Мелкопоместная шляхта не отставала от столичной в совершении беззаконий. Мемуары и судебные архивы того времени полны свидетельств самых невероятных бесчинств в различных уголках Речи Посполитой. Особенно прославился ими Николай Потоцкий, староста Каневский. Убийство было для него простым движением руки. Он приказывал расстреливать или вещать каждого, чье лицо ему чем-нибудь не понравилось. Однажды, убив еврея, принадлежавшего соседу, он взамен привез ему целый воз соплеменников убитого, поймав их в ближайших местечках. Несчастные лежали на возу один на другом, придавленные сверху гнетом, словно снопы. От него не было спасения никому: ни положение, ни возраст, ни пол не спасали от смерти, глумления или надругательств старосты и его приспешников. Потоцкий заставлял женщин залезать на деревья и кричать оттуда «ку-ку», пока он сбивал с веток «дичь» мелкой дробью. Монахов-доминиканцев, носивших белые сутаны, он заставлял пролезать сквозь дегтярные бочки; судей, неоднократно судивших его, сек, положив лицом на утвержденные ими приговоры. Под старость грешник осудил себя на покаяние, выстроил церковь на Погаеве и удалился в монастырь, но и там не оставлял своих пьяных выходок.

Другой выродок, Шанявский, староста Малогосский, проводил время в постоянных наездах на соседей, убивая и мучая людей. Не было ни одного выездного трибунала, где бы ни выносили ему приговор, но его многочисленная шляхта всюду защищала его. Когда же Шанявский начал обижать и своих защитников, они составили против него заговор. Он бежал в Варшаву, где продолжал творить преступления: из дома, который он занимал, слышались крики его жертв. Жена Шанявского выхлопотала у королевы развод и бежала в монастырь, боясь оставаться в миру.

Женщины придумывали развлечения, более подходящие их полу. Некая пани Коссовская приказывала слугам затаскивать к себе во двор проезжих людей. Гостеприимная хозяйка поила, кормила своих гостей, а потом заставляла их плясать до упада. Если кто-то из них валился с ног от усталости и, случалось, тут же засыпал, то его обливали водой, приводили в чувство и после порки возвращали в круг. Бедный муж этой дамы, находившийся у нее под каблуком, ничем не мог помочь несчастным.
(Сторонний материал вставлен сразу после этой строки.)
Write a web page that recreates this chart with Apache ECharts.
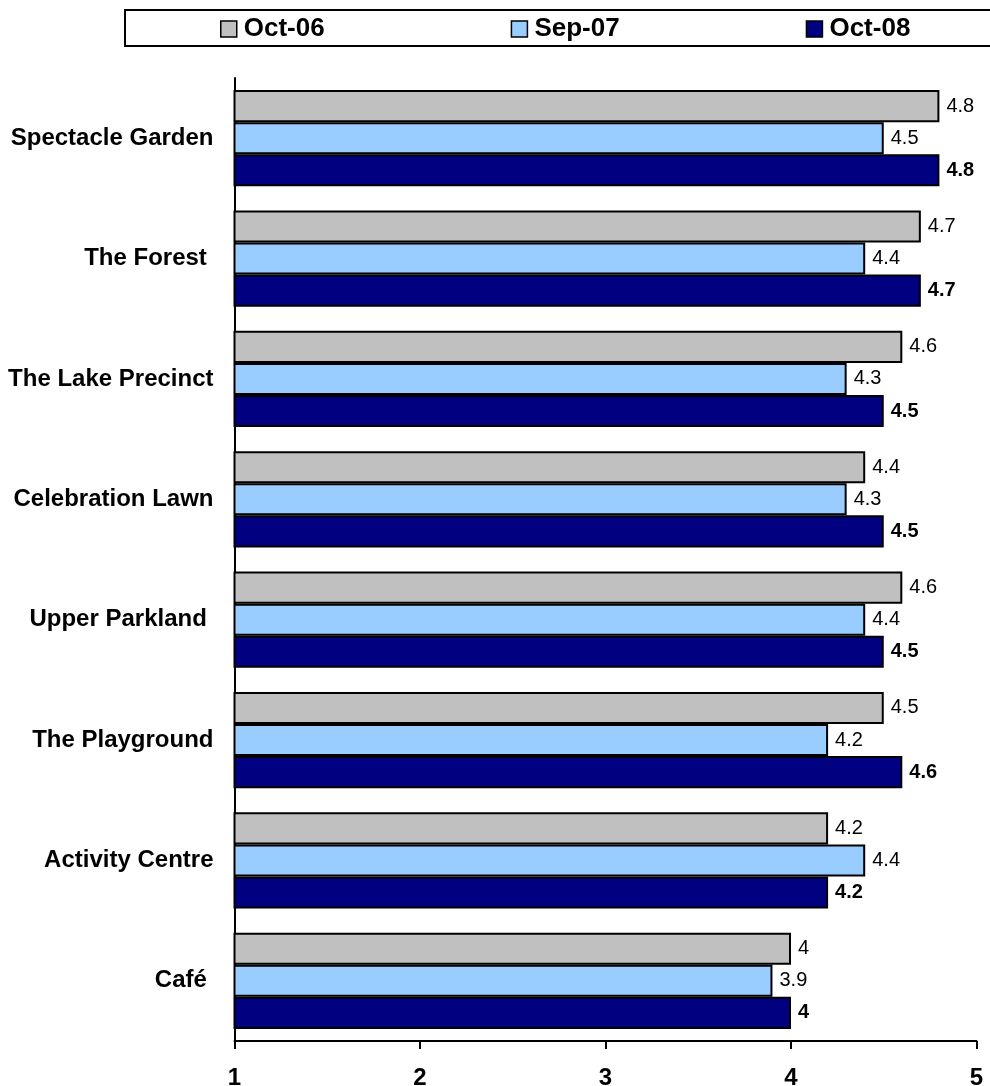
<!DOCTYPE html>
<html>
<head>
<meta charset="utf-8">
<title>Area ratings</title>
<script src="https://cdn.jsdelivr.net/npm/echarts@6/dist/echarts.min.js"></script>
<style>
  html, body { margin: 0; padding: 0; background: #fff; }
  #chart { width: 990px; height: 1086px; }
</style>
</head>
<body>
<div id="chart"></div>
<script>
// Park areas, top to bottom
const categories = [
  'Spectacle Garden',
  'The Forest ',
  'The Lake Precinct',
  'Celebration Lawn',
  'Upper Parkland ',
  'The Playground',
  'Activity Centre',
  'Café '
];

// Mean ratings per survey wave
const oct06 = [4.8, 4.7, 4.6, 4.4, 4.6, 4.5, 4.2, 4];
const sep07 = [4.5, 4.4, 4.3, 4.3, 4.4, 4.2, 4.4, 3.9];
const oct08 = [4.8, 4.7, 4.5, 4.5, 4.5, 4.6, 4.2, 4];

const seriesNames = ['Oct-06', 'Sep-07', 'Oct-08'];
const xTicks = [1, 2, 3, 4, 5];

const FONT = "'Liberation Sans', Arial, Helvetica, sans-serif";
const colors = ['#C0C0C0', '#99CCFF', '#000080'];

function barSeries(name, data, color, boldLabel) {
  return {
    name: name,
    type: 'bar',
    data: data,
    barGap: '0%',
    barCategoryGap: '20%',
    itemStyle: { color: color, borderColor: '#000', borderWidth: 2 },
    label: {
      show: true,
      position: 'right',
      distance: 7,
      color: '#000',
      fontFamily: FONT,
      fontSize: 20,
      fontWeight: boldLabel ? 'bold' : 'normal'
    },
    emphasis: { disabled: true },
    animation: false
  };
}

const chart = echarts.init(document.getElementById('chart'), null, { renderer: 'canvas' });

chart.setOption({
  backgroundColor: '#fff',
  animation: false,
  graphic: [{
    type: 'rect',
    z: -1,
    shape: { x: 125, y: 10, width: 900, height: 36 },
    style: { fill: '#fff', stroke: '#000', lineWidth: 2 }
  }],
  legend: {
    data: seriesNames,
    left: 220,
    top: 16,
    padding: 0,
    itemGap: 186,
    itemWidth: 16,
    itemHeight: 16,
    icon: 'rect',
    itemStyle: { borderColor: '#000', borderWidth: 1.5 },
    textStyle: {
      color: '#000',
      fontFamily: FONT,
      fontSize: 26,
      fontWeight: 'bold',
      padding: [0, 0, 0, 2]
    },
    selectedMode: false
  },
  grid: {
    left: 234.5,
    right: 13.5,
    top: 78,
    bottom: 45,
    containLabel: false,
    outerBoundsMode: 'none'
  },
  xAxis: {
    type: 'value',
    min: xTicks[0],
    max: xTicks[xTicks.length - 1],
    interval: 1,
    axisLine: { show: true, lineStyle: { color: '#000', width: 2 } },
    axisTick: { show: true, inside: false, length: 8, lineStyle: { color: '#000', width: 2 } },
    splitLine: { show: false },
    axisLabel: {
      margin: 25,
      color: '#000',
      fontFamily: FONT,
      fontSize: 24,
      fontWeight: 'bold'
    }
  },
  yAxis: {
    type: 'category',
    data: categories,
    inverse: true,
    axisLine: { show: true, lineStyle: { color: '#000', width: 2 } },
    axisTick: { show: false },
    splitLine: { show: false },
    axisLabel: {
      margin: 21,
      color: '#000',
      fontFamily: FONT,
      fontSize: 24,
      fontWeight: 'bold'
    }
  },
  series: [
    barSeries(seriesNames[0], oct06, colors[0], false),
    barSeries(seriesNames[1], sep07, colors[1], false),
    barSeries(seriesNames[2], oct08, colors[2], true)
  ]
});
</script>
</body>
</html>
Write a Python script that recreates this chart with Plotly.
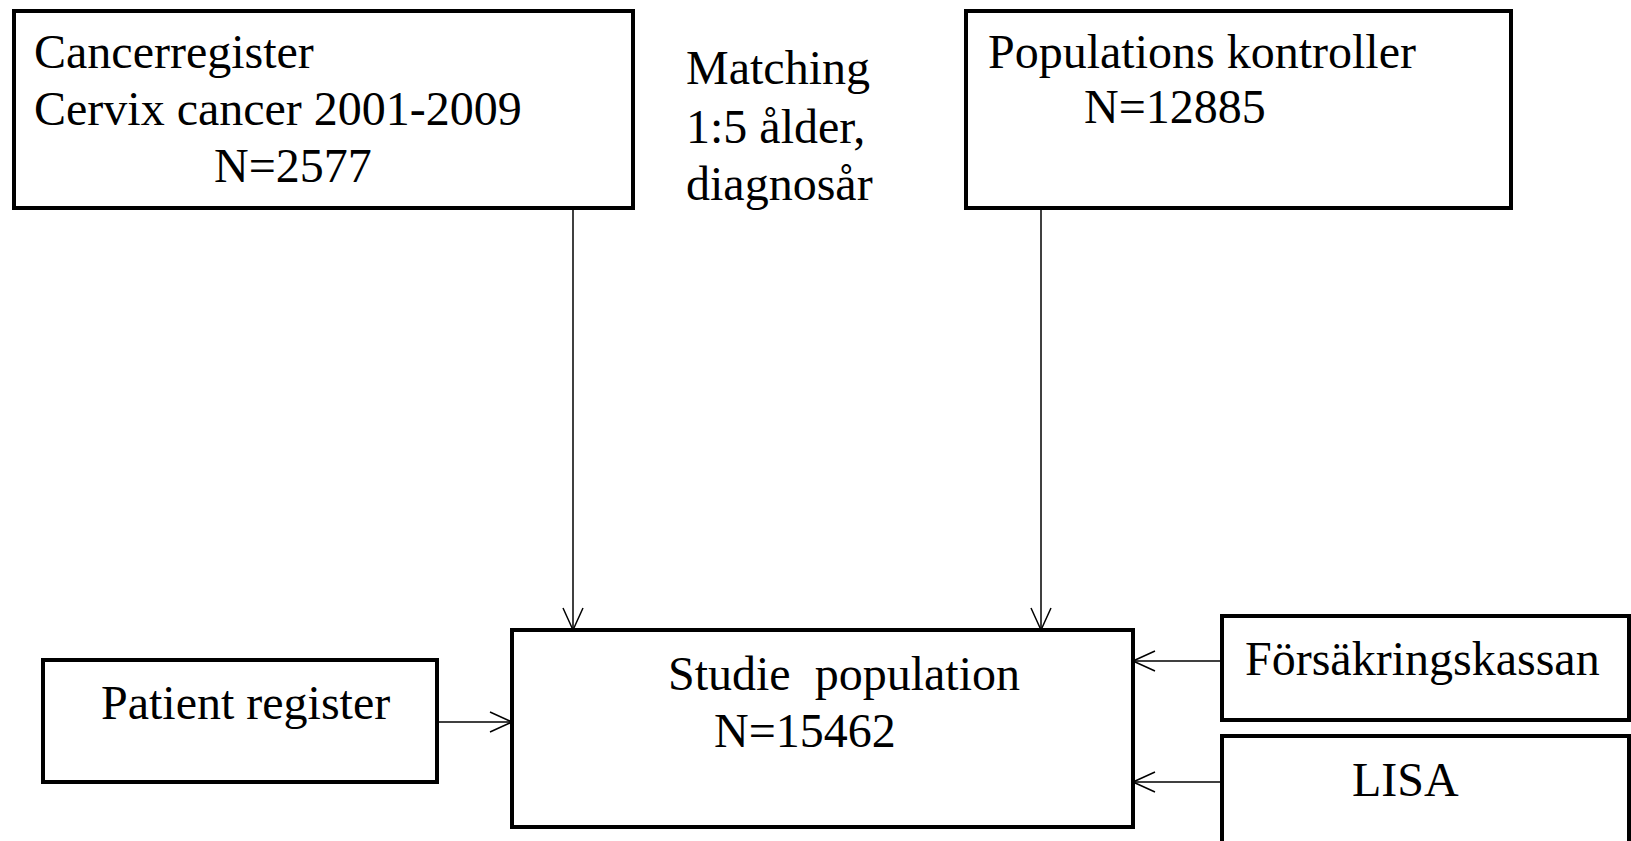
import plotly.graph_objects as go

W, H = 1631, 841

# Boxes (pixel space of the diagram)
box_names = ["Cancerregister", "Populations kontroller", "Studie population",
             "Patient register", "Försäkringskassan", "LISA"]
box_x0 = [14, 966, 512, 43, 1222, 1222]
box_x1 = [633, 1511, 1133, 437, 1629, 1629]
box_y0 = [11, 11, 630, 660, 616, 736]
box_y1 = [208, 208, 827, 782, 720, 848]

# Text lines
text_lines = ["Cancerregister", "Cervix cancer 2001-2009", "N=2577",
              "Matching", "1:5 ålder,", "diagnosår",
              "Populations kontroller", "N=12885",
              "Studie  population", "N=15462",
              "Patient register", "Försäkringskassan", "LISA"]
text_x = [32, 32, 212, 684, 684, 684, 986, 1082, 666, 712, 99, 1243, 1350]
text_y = [51, 108, 165, 67, 126, 183, 51, 106, 673, 730, 702, 658, 779]

# Connections: (source box index, target box index, coordinate along side)
arrow_src = [0, 1, 3, 4, 5]
arrow_dst = [2, 2, 2, 2, 2]
arrow_pos = [573, 1041, 722, 661, 782]

fig = go.Figure()

for i in range(len(box_names)):
    fig.add_shape(type="rect", xref="x", yref="y",
                  x0=box_x0[i], x1=box_x1[i], y0=box_y0[i], y1=box_y1[i],
                  line=dict(color="black", width=4), fillcolor="rgba(0,0,0,0)")

head_len, head_half = 22, 10
for s, d, p in zip(arrow_src, arrow_dst, arrow_pos):
    if box_y1[s] < box_y0[d]:
        xs = [p, p]
        ys = [box_y1[s], box_y0[d]]
        hx = [p - head_half, p, p + head_half]
        hy = [box_y0[d] - head_len, box_y0[d], box_y0[d] - head_len]
    elif box_x1[s] < box_x0[d]:
        xs = [box_x1[s], box_x0[d]]
        ys = [p, p]
        hx = [box_x0[d] - head_len, box_x0[d], box_x0[d] - head_len]
        hy = [p - head_half, p, p + head_half]
    else:
        xs = [box_x0[s], box_x1[d]]
        ys = [p, p]
        hx = [box_x1[d] + head_len, box_x1[d], box_x1[d] + head_len]
        hy = [p - head_half, p, p + head_half]
    fig.add_trace(go.Scatter(x=xs, y=ys, mode="lines",
                             line=dict(color="black", width=1.5),
                             hoverinfo="skip", showlegend=False))
    fig.add_trace(go.Scatter(x=hx, y=hy, mode="lines",
                             line=dict(color="black", width=1.5),
                             hoverinfo="skip", showlegend=False))

for t, x, y in zip(text_lines, text_x, text_y):
    fig.add_annotation(x=x, y=y, xref="x", yref="y", text=t, showarrow=False,
                       xanchor="left", yanchor="middle",
                       font=dict(family="Liberation Serif", size=48, color="black"))

fig.update_layout(width=W, height=H, margin=dict(l=0, r=0, t=0, b=0),
                  plot_bgcolor="white", paper_bgcolor="white",
                  xaxis=dict(range=[0, W], visible=False, fixedrange=True),
                  yaxis=dict(range=[H, 0], visible=False, fixedrange=True))

fig.write_html("out.html", config={"displayModeBar": False},
               post_script="document.body.style.margin='0';document.body.style.overflow='hidden';")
Более человеколюбивые господа проводили время в беспрестанных попойках. Размеры пьянства теперь трудно вообразить: пили, что называется, в усмерть. Несколько человек усаживались вокруг бочки – ибо что ж молодцам зря подметки стирать! – и пили, отваливаясь от нее по мере убывания сил. Принимая гостей, считали главным делом напоить их. В одном местечке на всю округу славился хозяин имения и его кубок Орла невероятных размеров, который подносили опоздавшим или новичкам. Под угрозой розог кубок осушался ими до дна, зачастую после такого угощения человек падал замертво.

К беспорядкам частной жизни время от времени добавлялись беспорядки политические, происходившие на польских сеймиках. Эти республиканские учреждения собирались по воеводствам, землям и повятам для избрания депутатов на сейм. В XVIII веке к выборам допускалась вся шляхта, но верховодили на них, конечно, паны. Мелкая провинциальная («загоновая») шляхта по своему образу жизни, образованию, одежде ничем не отличалась от хлопов (крестьян), ее можно было опознать лишь по karabele – сабле, висевшей сбоку, и по разбойным привычкам. Наглость и самое низкое лизоблюдство были ее отличительными чертами. Заниматься чем-либо иным, кроме набегов, воровства и грабежей, считалось в этой среде предосудительным. Шляхтичи пользовались правами свободных граждан, чтобы продавать панам свои голоса на сеймиках и поддерживать их своим буйством. Ближе к открытию сеймика пан составлял договор с местной загоновой шляхтой и вез ее на своих повозках в город, где должен был происходить сеймик. Здесь шляхту размещали, поили, кормили и посылали на сеймик выполнять волю пана. Собрания проходили в костелах. Несмотря на это, ни один сеймик не обходился без кровопролития. Поляки настолько привыкли к этому, что уже не обращали внимания на святотатство, считая его неотвратимым сопутствием своих республиканских свобод. Сначала каждая партия кричала «vivat!» своему пану, стараясь перекричать противную сторону, потом дело переходило к драке. Бежавшая сторона проигрывала, победители голосовали, и польская вольность торжествовала. Случалось, что доставалось и ксендзу, если он пытался разнять буянов. У него выбивали из рук распятие, мяли бока, а то и отрубали пальцы. Затем костел закрывали до нового освящения. После сеймика победивший пан выполнял свою часть договора – платил наемникам и устраивал для них пирушку; обычно на ней бывало несколько опившихся и объевшихся до смерти. Побежденные вознаграждали себя сами за счет обывателей.